As she's got older, Deavoll says her climbing goals have shifted. " I relish the experience more than the summit. I'm not so summit driven.
"Last year in Pakistan we missed out and when I got down I was disappointed but I wasn't that worried because we'd done the best we could."
In the mountains she finds an "overwhelming comfort", where daily anxieties are replaced by a need to be physically sharp and in tune, where an exhausting haul on the front points of crampons can give way to exhilarating pleasure at the top.
"I guess I was very performance-based. I was very good, or I am very good. I wanted to be a very good rock climber, a very good ice climber and a very good mountaineer. I targeted hard things. And I am very good."
Deavoll realises it won't last forever. Over the years her body has taken a pounding - she broke her back six years ago - and imagines at some point she'll need a new passion. A few years ago she quit a job in outdoor education to train in journalism. She loves writing, and paints.
"I'm drawn to the expeditions. I want to go to the out-of-the-way places. Even if they are a little bit dodgy security-wise it doesn't really worry me. It's just that I can head to places where nobody else is going and find mountains that nobody else has climbed. It's that desire to get away from it that is keeping me going."
The desire to climb stronger than guilt
Pat Deavoll wonders if sometimes Asia's majestic mountains revolt against against the constant assault from climbers heavily invested in knocking them off. She is mindful that the relationship involves first world visitors against a third world backdrop. Climbers fly in from Europe, North American or New Zealand with a short window to complete their mission.
Over the years, Deavoll says she has struggled to bridge the gap between her own ambitions and the often meagre existence of local people who support her expeditions.
The subject of "mountain tourism" is vigorously debated by climbers, many of whom try and help out by paying porters directly rather than going through agents. Deavoll says there's no escaping economic iniquities, but climbers can't be expected to close income gaps.
"I think we are providing something they otherwise wouldn't have.

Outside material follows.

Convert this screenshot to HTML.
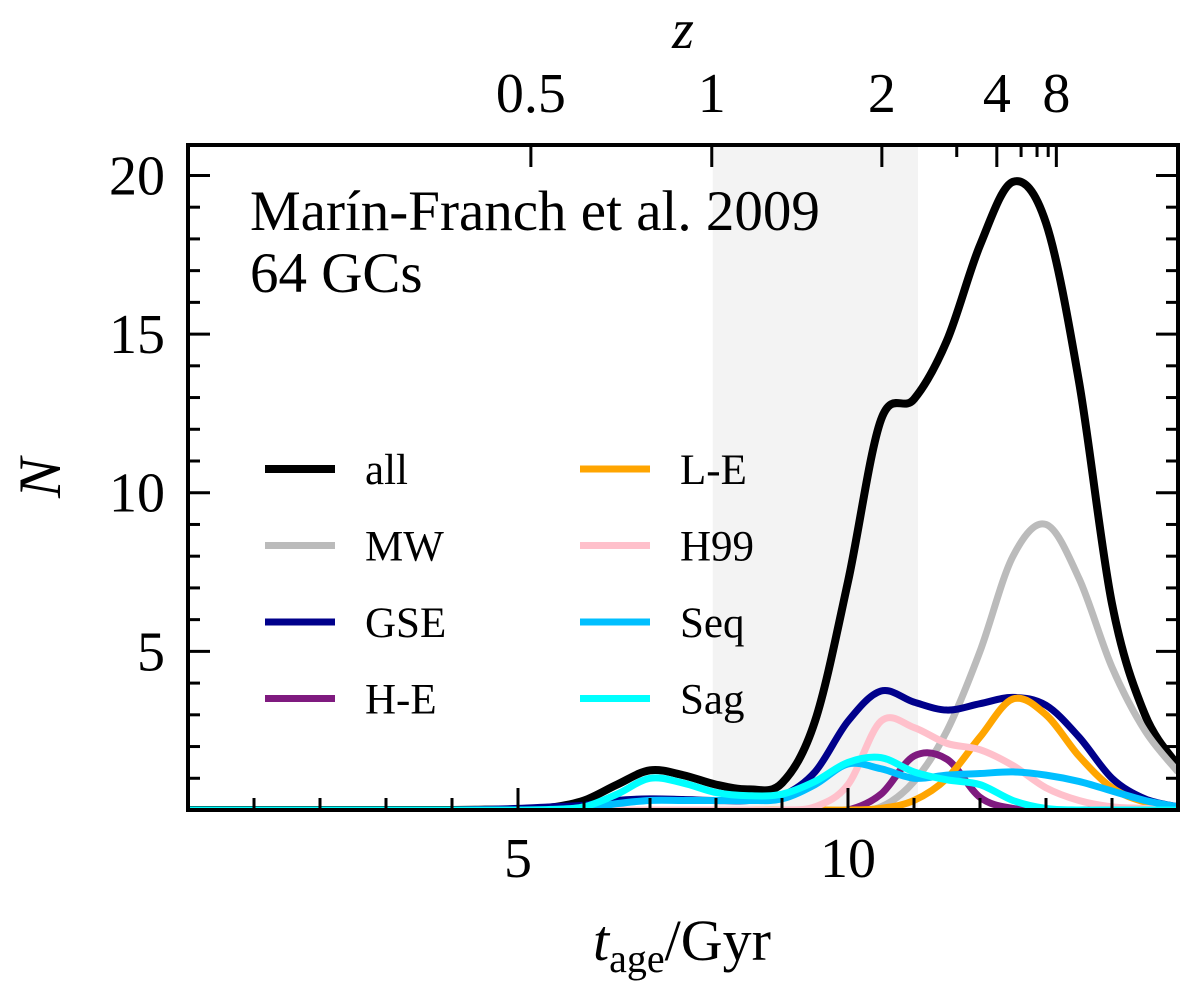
<!DOCTYPE html>
<html><head><meta charset="utf-8"><style>
body{margin:0;background:#fff}
text{font-family:"Liberation Serif",serif}
</style></head><body>
<svg id="c" width="1200" height="986" xmlns="http://www.w3.org/2000/svg"></svg>
<script>
const tGrid=[0,1,2,3,4,4.5,5,5.5,6,6.5,7,7.5,8,8.5,9,9.5,10,10.5,11,11.5,12,12.5,13,13.5,14,14.5,15];
const seriesNames=['all','MW','GSE','H-E','L-E','H99','Seq','Sag'];
const seriesColors=['#000','#bbbbbb','#00008b','#7f1a7f','#ffa500','#ffc0cb','#00bfff','#00ffff'];
const allVals=[0,0,0,0,0,0.01,0.02,0.08,0.3,0.8,1.25,1.1,0.8,0.65,0.85,2.8,7.2,12.3,12.95,14.8,17.8,19.8,18.5,13.5,6.5,3.0,1.4];
const mwVals=[0,0,0,0,0,0,0,0,0,0,0,0,0,0,0,0,0,0.1,0.9,2.5,5.0,8.0,9.0,7.3,4.5,2.5,1.2];
const gseVals=[0,0,0,0,0,0.02,0.05,0.1,0.15,0.3,0.35,0.33,0.3,0.3,0.45,1.2,2.8,3.75,3.4,3.15,3.35,3.55,3.3,2.3,1.0,0.35,0.1];
const heVals=[0,0,0,0,0,0,0,0,0,0,0,0,0,0,0,0,0,0.5,1.7,1.6,0.4,0.05,0,0,0,0,0];
const leVals=[0,0,0,0,0,0,0,0,0,0,0,0,0,0,0,0,0,0.05,0.3,1.0,2.3,3.5,3.0,1.7,0.7,0.25,0.1];
const h99Vals=[0,0,0,0,0,0,0,0,0,0,0,0,0,0,0,0.1,0.8,2.8,2.6,2.1,1.9,1.4,0.7,0.3,0.1,0.05,0];
const seqVals=[0,0,0,0,0,0,0,0,0.05,0.2,0.3,0.3,0.3,0.3,0.35,0.8,1.45,1.3,1.0,1.1,1.15,1.2,1.1,0.9,0.6,0.3,0.1];
const sagVals=[0,0,0,0,0,0,0,0.02,0.1,0.5,1.0,0.85,0.55,0.45,0.5,0.9,1.5,1.65,1.2,0.95,0.8,0.3,0.05,0,0,0,0];
const xTicks=[5,10];
const yTicks=[5,10,15,20];
const zTicks=[0.5,1,2,4,8];
const zMinor=[3,5,6,7];
const shadeRange=[7.95,11.06];

const X0=188,X1=1178,Y0=810,Y1=145,XMAX=15,YMAX=20.96;
const sx=t=>X0+(X1-X0)*t/XMAX, sy=n=>Y0-(Y0-Y1)*n/YMAX;
const svg=document.getElementById('c');const NS='http://www.w3.org/2000/svg';
function mk(tag,at,parent){const e=document.createElementNS(NS,tag);for(const k in at)e.setAttribute(k,at[k]);(parent||svg).appendChild(e);return e;}
function lookback(z){const H0=67.7,Om=0.31,n=400;let s=0;for(let i=0;i<n;i++){const zz=(i+0.5)*z/n;s+=1/((1+zz)*Math.sqrt(Om*Math.pow(1+zz,3)+1-Om));}return 977.8/H0*s*z/n;}

const sh=mk('rect',{x:sx(shadeRange[0]),y:Y1,width:sx(shadeRange[1])-sx(shadeRange[0]),height:Y0-Y1,fill:'#f3f3f3'});


const clip=mk('clipPath',{id:'cp'});mk('rect',{x:X0,y:Y1,width:X1-X0,height:Y0-Y1},clip);
const vals=[allVals,mwVals,gseVals,heVals,leVals,h99Vals,seqVals,sagVals];
function pathFor(v){const p=tGrid.map((t,i)=>[sx(t),sy(v[i])]);let d='M'+p[0][0]+','+p[0][1];
for(let i=0;i<p.length-1;i++){const a=p[Math.max(0,i-1)],b=p[i],c=p[i+1],e=p[Math.min(p.length-1,i+2)];
const c1=[b[0]+(c[0]-a[0])/6,b[1]+(c[1]-a[1])/6],c2=[c[0]-(e[0]-b[0])/6,c[1]-(e[1]-b[1])/6];
d+=`C${c1[0]},${Math.min(Y0+2,c1[1])} ${c2[0]},${Math.min(Y0+2,c2[1])} ${c[0]},${c[1]}`;}return d;}
const g=mk('g',{'clip-path':'url(#cp)'});
vals.forEach((v,i)=>{const l=mk('path',{d:pathFor(v),fill:'none',stroke:seriesColors[i],'stroke-width':i==0?8:7,'stroke-linejoin':'round'},g);

});
const fr=mk('rect',{x:X0,y:Y1,width:X1-X0,height:Y0-Y1,fill:'none',stroke:'#000','stroke-width':4});

for(let t=1;t<XMAX;t++){const maj=xTicks.includes(t);mk('line',{x1:sx(t),x2:sx(t),y1:Y0,y2:Y0-(maj?22:12),stroke:'#000','stroke-width':3});}
xTicks.forEach(t=>{const e=mk('text',{x:sx(t),y:877,'font-size':56,'text-anchor':'middle'});e.textContent=t;
});
for(let n=1;n<=20;n++){const maj=yTicks.includes(n);const L=maj?22:12;
mk('line',{x1:X0,x2:X0+L,y1:sy(n),y2:sy(n),stroke:'#000','stroke-width':3});
mk('line',{x1:X1,x2:X1-L,y1:sy(n),y2:sy(n),stroke:'#000','stroke-width':3});}
yTicks.forEach(n=>{const e=mk('text',{x:165,y:sy(n)+19,'font-size':56,'text-anchor':'end'});e.textContent=n;
});
zTicks.forEach(z=>{const x=sx(lookback(z));mk('line',{x1:x,x2:x,y1:Y1,y2:Y1+22,stroke:'#000','stroke-width':3});
const e=mk('text',{x:x,y:112,'font-size':56,'text-anchor':'middle'});e.textContent=z;
});
zMinor.forEach(z=>{const x=sx(lookback(z));mk('line',{x1:x,x2:x,y1:Y1,y2:Y1+12,stroke:'#000','stroke-width':3});});
let e=mk('text',{x:683,y:48,'font-size':56,'font-style':'italic','text-anchor':'middle'});e.textContent='z';

e=mk('text',{x:0,y:0,'font-size':60,'font-style':'italic','text-anchor':'middle',transform:'translate(60,478) rotate(-90)'});e.textContent='N';

e=mk('text',{x:682,y:960,'font-size':58,'text-anchor':'middle'});
e.innerHTML='<tspan font-style="italic">t</tspan><tspan font-size="40" dy="12">age</tspan><tspan dy="-12">/Gyr</tspan>';

e=mk('text',{x:250,y:230,'font-size':57});e.textContent='Marín-Franch et al. 2009';

e=mk('text',{x:250,y:292,'font-size':57});e.textContent='64 GCs';

seriesNames.forEach((nm,i)=>{const col=Math.floor(i/4),row=i%4;const lx=col?580:265,ly=469+row*76.5;
const lg=mk('g',{});
mk('line',{x1:lx,x2:lx+70,y1:ly,y2:ly,stroke:seriesColors[i],'stroke-width':i==0?8:7},lg);
const t=mk('text',{x:lx+100,y:ly+15,'font-size':43},lg);t.textContent=nm;});
</script>
</body></html>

" I do feel guilt but the desire to go climbing is stronger."
But she draws the line at the intensity placed on Everest, where she likens the summit business to a supermarket queue.
"The idea of virtually pushing wealthy but unskilled people to the top doesn't appeal at all."
Deavoll said she couldn't help but sense the mountain had had enough when avalanches and earthquakes stopped the conga line of paying clients for a second time in two climbing seasons.
"I almost imagine this madness has reached such a state that something has to give."